Input records:
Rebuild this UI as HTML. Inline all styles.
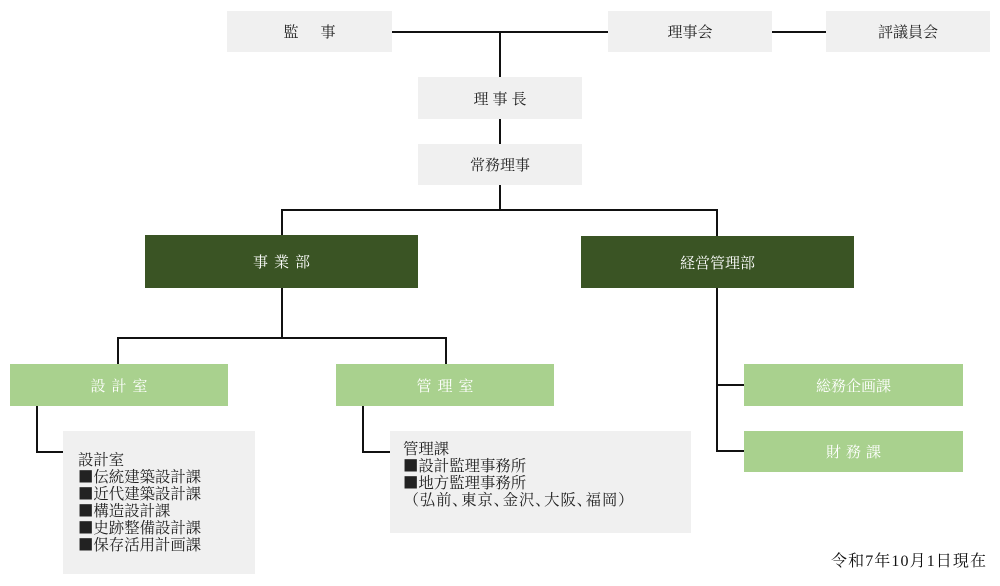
<!DOCTYPE html>
<html><head><meta charset="utf-8">
<style>
html,body{margin:0;padding:0;background:#fff;}
body{width:1000px;height:586px;position:relative;overflow:hidden;font-family:"Liberation Serif","Noto Serif CJK SC",serif;}
.b{position:absolute;display:flex;align-items:center;justify-content:center;font-size:15px;color:#222;white-space:nowrap;}
.g{background:#f0f0f0;}
.d{background:#3a5424;color:#fff;}
.l{background:#a9d18e;color:#fff;}
.list{position:absolute;background:#f0f0f0;font-size:15.4px;line-height:17px;color:#222;box-sizing:border-box;white-space:nowrap;font-family:"Noto Serif CJK SC",serif;}
.sq{font-family:"Noto Sans CJK SC",sans-serif;}
.p{font-feature-settings:"palt";letter-spacing:1px;}
svg{position:absolute;left:0;top:0;}
</style></head><body>
<div class="b g" style="left:227px;top:11px;width:165px;height:41px;"><span style="margin-right:22px">監</span>事</div>
<div class="b g" style="left:608px;top:11px;width:164px;height:41px;">理事会</div>
<div class="b g" style="left:826px;top:11px;width:164px;height:41px;">評議員会</div>
<div class="b g" style="left:418px;top:77px;width:164px;height:42px;letter-spacing:4px;text-indent:4px;">理事長</div>
<div class="b g" style="left:418px;top:144px;width:164px;height:41px;">常務理事</div>
<div class="b d" style="left:145px;top:235px;width:273px;height:53px;letter-spacing:6px;text-indent:6px;">事業部</div>
<div class="b d" style="left:581px;top:236px;width:273px;height:52px;">経営管理部</div>
<div class="b l" style="left:10px;top:364px;width:218px;height:42px;letter-spacing:6px;text-indent:6px;">設計室</div>
<div class="b l" style="left:336px;top:364px;width:218px;height:42px;letter-spacing:6px;text-indent:6px;">管理室</div>
<div class="b l" style="left:744px;top:364px;width:219px;height:42px;">総務企画課</div>
<div class="b l" style="left:744px;top:431px;width:219px;height:41px;letter-spacing:5px;text-indent:5px;">財務課</div>
<div class="list" style="left:63px;top:431px;width:192px;height:143px;padding:20px 0 0 15px;">設計室<br><span class="sq">■</span>伝統建築設計課<br><span class="sq">■</span>近代建築設計課<br><span class="sq">■</span>構造設計課<br><span class="sq">■</span>史跡整備設計課<br><span class="sq">■</span>保存活用計画課</div>
<div class="list" style="left:390px;top:431px;width:301px;height:102px;padding:9px 0 0 13px;">管理課<br><span class="sq">■</span>設計監理事務所<br><span class="sq">■</span>地方監理事務所<br><span class="p" style="margin-left:8px;">（弘前、東京、金沢、大阪、福岡）</span></div>
<div style="position:absolute;left:831px;top:553px;font-size:16px;line-height:18px;color:#111;white-space:nowrap;letter-spacing:1.1px;">令和7年10月1日現在</div>
<svg width="1000" height="586" viewBox="0 0 1000 586">
<g stroke="#111" stroke-width="2" fill="none">
<line x1="392" y1="32" x2="608" y2="32"/>
<line x1="772" y1="32" x2="826" y2="32"/>
<line x1="500" y1="32" x2="500" y2="77"/>
<line x1="500" y1="119" x2="500" y2="144"/>
<line x1="500" y1="185" x2="500" y2="210"/>
<line x1="281" y1="210" x2="718" y2="210"/>
<line x1="282" y1="210" x2="282" y2="235"/>
<line x1="717" y1="210" x2="717" y2="236"/>
<line x1="282" y1="288" x2="282" y2="338"/>
<line x1="117" y1="338" x2="447" y2="338"/>
<line x1="118" y1="338" x2="118" y2="364"/>
<line x1="446" y1="338" x2="446" y2="364"/>
<line x1="37" y1="406" x2="37" y2="453"/>
<line x1="36" y1="452" x2="63" y2="452"/>
<line x1="363" y1="406" x2="363" y2="453"/>
<line x1="362" y1="452" x2="390" y2="452"/>
<line x1="717" y1="288" x2="717" y2="452"/>
<line x1="716" y1="385" x2="744" y2="385"/>
<line x1="716" y1="451" x2="744" y2="451"/>
</g>
</svg>
</body></html>
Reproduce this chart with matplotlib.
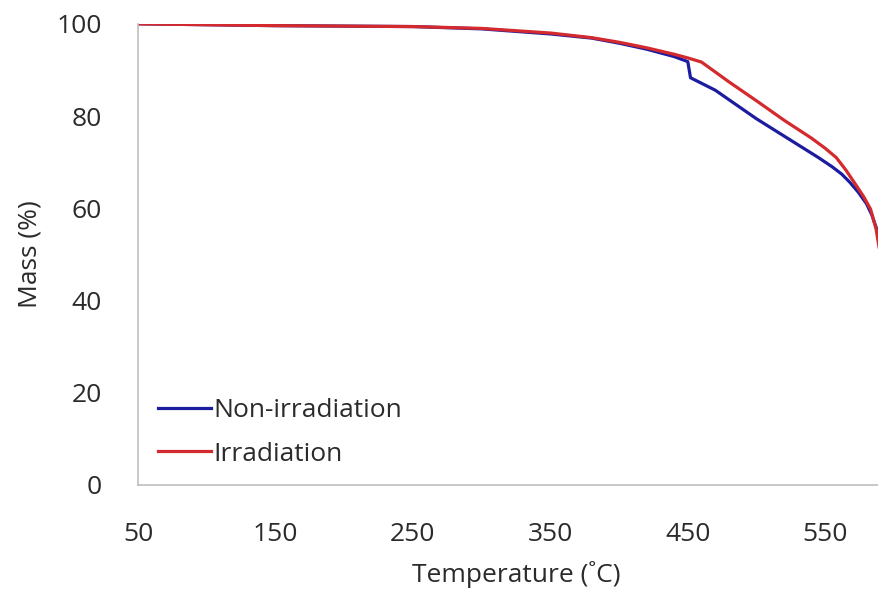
import matplotlib
matplotlib.use("Agg")
import matplotlib.pyplot as plt

# TGA curves
temp_non = [50, 100, 150, 200, 250, 300, 350, 380, 400, 420, 440, 450, 452,
            470, 500, 530, 545, 555, 562, 568, 574, 580, 584, 588, 592, 596]
mass_non = [100, 99.8, 99.6, 99.5, 99.4, 98.9, 97.8, 96.9, 95.8, 94.5, 92.9, 91.8, 88.3,
            85.6, 79.4, 73.8, 71.0, 69.0, 67.4, 65.6, 63.5, 61.0, 58.5, 55.0, 50.0, 44.0]

temp_irr = [50, 100, 150, 200, 250, 300, 350, 380, 400, 420, 440, 450, 460,
            480, 500, 520, 540, 550, 558, 565, 572, 578, 583, 587, 590, 594]
mass_irr = [100, 99.8, 99.6, 99.5, 99.4, 99.0, 98.0, 97.0, 96.0, 94.8, 93.4, 92.6, 91.7,
            87.4, 83.3, 79.1, 75.2, 73.0, 71.0, 68.3, 65.2, 62.5, 59.8, 55.5, 50.0, 43.0]

x_ticks = [50, 150, 250, 350, 450, 550]
y_ticks = [0, 20, 40, 60, 80, 100]

plt.rcParams['font.family'] = ['Open Sans', 'DejaVu Sans']

fig = plt.figure(figsize=(8.79, 5.95), dpi=100)
ax = fig.add_axes([0.157, 0.185, 0.86, 0.775])

ax.plot(temp_non, mass_non, color='#1c1ca0', lw=2.3, label='Non-irradiation')
ax.plot(temp_irr, mass_irr, color='#d42a2e', lw=2.3, label='Irradiation')

ax.set_xlim(50, 600)
ax.set_ylim(0, 100)
ax.set_xticks(x_ticks)
ax.set_yticks(y_ticks)
ax.tick_params(length=0, labelsize=19, colors='#2b2b2b')
ax.tick_params(axis='x', pad=27)
ax.tick_params(axis='y', pad=26)

for side in ['top', 'right']:
    ax.spines[side].set_visible(False)
for side in ['left', 'bottom']:
    ax.spines[side].set_color('#bfbfbf')
    ax.spines[side].set_linewidth(1.2)

ax.set_xlabel('Temperature (˚C)', fontsize=19, color='#2b2b2b', labelpad=10)
ax.set_ylabel('Mass (%)', fontsize=19, color='#2b2b2b', labelpad=10)

ax.legend(loc='lower left', bbox_to_anchor=(-0.005, -0.012), frameon=False,
          fontsize=19, handlelength=2.0, handletextpad=0.1, labelspacing=0.7,
          labelcolor='#2b2b2b')

fig.savefig('out.png', dpi=100)
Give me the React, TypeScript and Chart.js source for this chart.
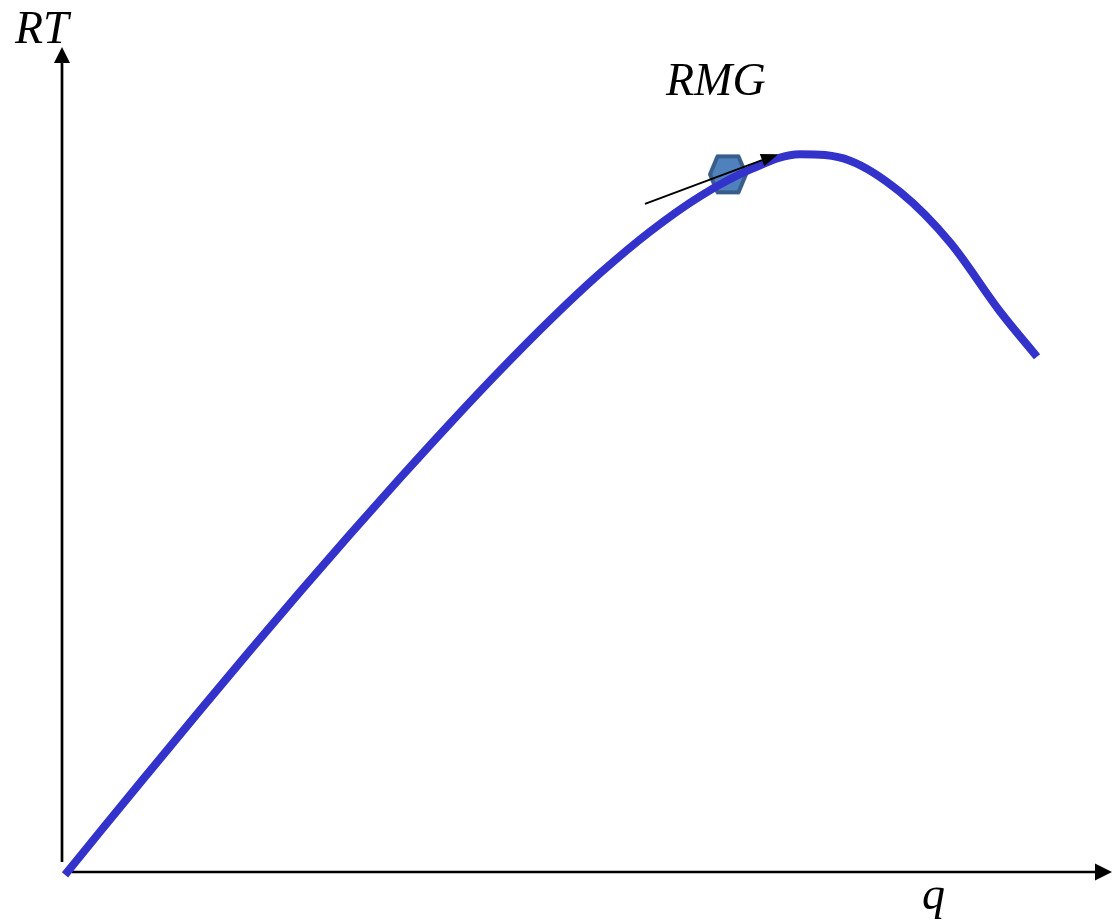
import React, { useEffect, useRef } from "react";
import { Chart, registerables } from "chart.js";

Chart.register(...registerables);

// Revenue curve RT(q)
const qValues = [0.3, 3.8, 8.8, 13.8, 18.8, 23.8, 28.8, 33.8, 38.8, 43.8, 48.8, 53.8, 58.8, 63.8, 68.8, 73.8, 78.8, 83.8, 88.8, 93.8, 97.5];
const rtValues = [-0.4, 5.6, 14.05, 22.45, 30.75, 38.9, 46.9, 54.7, 62.3, 69.65, 76.65, 83.15, 88.95, 93.85, 97.55, 99.7, 98.8, 94.45, 87.45, 77.85, 71.55];

// Marker point (RMG) on the curve
const markerQ = [66.6];
const markerRT = [96.9];

// Tangent arrow: start and tip
const arrowQ = [58.3, 71.6];
const arrowRT = [92.8, 99.7];

// Axes: vertical (q=0) and horizontal (RT=0)
const yAxisRT = [1.4, 114.6];
const xAxisQ = [1.0, 105.0];

const axisLabels = ["RT", "q"];
const markerLabel = "RMG";

function makeHexagon(): HTMLCanvasElement {
  const c = document.createElement("canvas");
  c.width = 44;
  c.height = 44;
  const ctx = c.getContext("2d")!;
  ctx.translate(22, 22);
  ctx.beginPath();
  ctx.moveTo(-18, 0);
  ctx.lineTo(-10.5, -18);
  ctx.lineTo(10.5, -18);
  ctx.lineTo(18, 0);
  ctx.lineTo(10.5, 18);
  ctx.lineTo(-10.5, 18);
  ctx.closePath();
  ctx.fillStyle = "#4f81bd";
  ctx.fill();
  ctx.lineWidth = 4;
  ctx.strokeStyle = "#385d8a";
  ctx.lineJoin = "round";
  ctx.stroke();
  return c;
}

function arrow(ctx: CanvasRenderingContext2D, x1: number, y1: number, x2: number, y2: number, lw: number, headLen: number, headW: number) {
  const ang = Math.atan2(y2 - y1, x2 - x1);
  const bx = x2 - headLen * Math.cos(ang);
  const by = y2 - headLen * Math.sin(ang);
  ctx.beginPath();
  ctx.moveTo(x1, y1);
  ctx.lineTo(bx, by);
  ctx.lineWidth = lw;
  ctx.strokeStyle = "#000";
  ctx.stroke();
  ctx.beginPath();
  ctx.moveTo(x2, y2);
  ctx.lineTo(bx + (headW / 2) * Math.sin(ang), by - (headW / 2) * Math.cos(ang));
  ctx.lineTo(bx - (headW / 2) * Math.sin(ang), by + (headW / 2) * Math.cos(ang));
  ctx.closePath();
  ctx.fillStyle = "#000";
  ctx.fill();
}

const decorPlugin = {
  id: "decor",
  beforeDatasetsDraw(chart: any) {
    const { ctx, scales } = chart;
    const xs = scales.x;
    const ys = scales.y;
    ctx.save();
    // axes
    arrow(ctx, xs.getPixelForValue(0), ys.getPixelForValue(yAxisRT[0]), xs.getPixelForValue(0), ys.getPixelForValue(yAxisRT[1]), 2.7, 16, 16);
    arrow(ctx, xs.getPixelForValue(xAxisQ[0]), ys.getPixelForValue(0), xs.getPixelForValue(xAxisQ[1]), ys.getPixelForValue(0), 2.7, 17, 17);
    // labels
    ctx.fillStyle = "#000";
    ctx.font = "italic 46px 'Liberation Serif', 'Times New Roman', serif";
    ctx.textBaseline = "alphabetic";
    ctx.textAlign = "left";
    ctx.fillText(axisLabels[0], 15, 43);
    ctx.fillText(markerLabel, 666, 95);
    ctx.fillText(axisLabels[1], 922, 909);
    ctx.restore();
  },
  afterDatasetDraw(chart: any, args: any) {
    if (args.index !== 0) return;
    const { ctx, scales } = chart;
    const xs = scales.x;
    const ys = scales.y;
    ctx.save();
    arrow(ctx, xs.getPixelForValue(arrowQ[0]), ys.getPixelForValue(arrowRT[0]), xs.getPixelForValue(arrowQ[1]), ys.getPixelForValue(arrowRT[1]), 2, 17, 13);
    ctx.restore();
  },
};

export default function App() {
  const ref = useRef<HTMLCanvasElement | null>(null);
  useEffect(() => {
    if (!ref.current) return;
    const hex = makeHexagon();
    const chart = new Chart(ref.current, {
      type: "scatter",
      data: {
        datasets: [
          {
            data: qValues.map((q, i) => ({ x: q, y: rtValues[i] })),
            showLine: true,
            borderColor: "#3333cc",
            borderWidth: 8,
            borderCapStyle: "butt",
            borderJoinStyle: "round",
            pointRadius: 0,
            cubicInterpolationMode: "monotone",
            clip: false,
          } as any,
          {
            data: markerQ.map((q, i) => ({ x: q, y: markerRT[i] })),
            pointStyle: hex as any,
            pointRadius: 22,
            clip: false,
          } as any,
        ],
      },
      options: {
        animation: false,
        responsive: false,
        maintainAspectRatio: false,
        layout: { padding: 0, autoPadding: false } as any,
        plugins: { legend: { display: false }, tooltip: { enabled: false } },
        events: [],
        scales: {
          x: { type: "linear", min: -6.2, max: 105.5, display: false },
          y: { type: "linear", min: -6.944, max: 121.111, display: false },
        },
      },
      plugins: [decorPlugin],
    });
    return () => chart.destroy();
  }, []);
  return (
    <div style={{ position: "absolute", left: 0, top: 0, width: 1117, height: 922, background: "#fff" }}>
      <canvas ref={ref} width={1117} height={922} style={{ width: 1117, height: 922, display: "block" }} />
    </div>
  );
}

Problem statement:
Only lines with the string "this" belong in your answer; copy each one.

Full answer:
Rebuild this UI as HTML. Inline all styles.
Reproduce this chart with matplotlib.
Give me the React, TypeScript and Chart.js source for this chart.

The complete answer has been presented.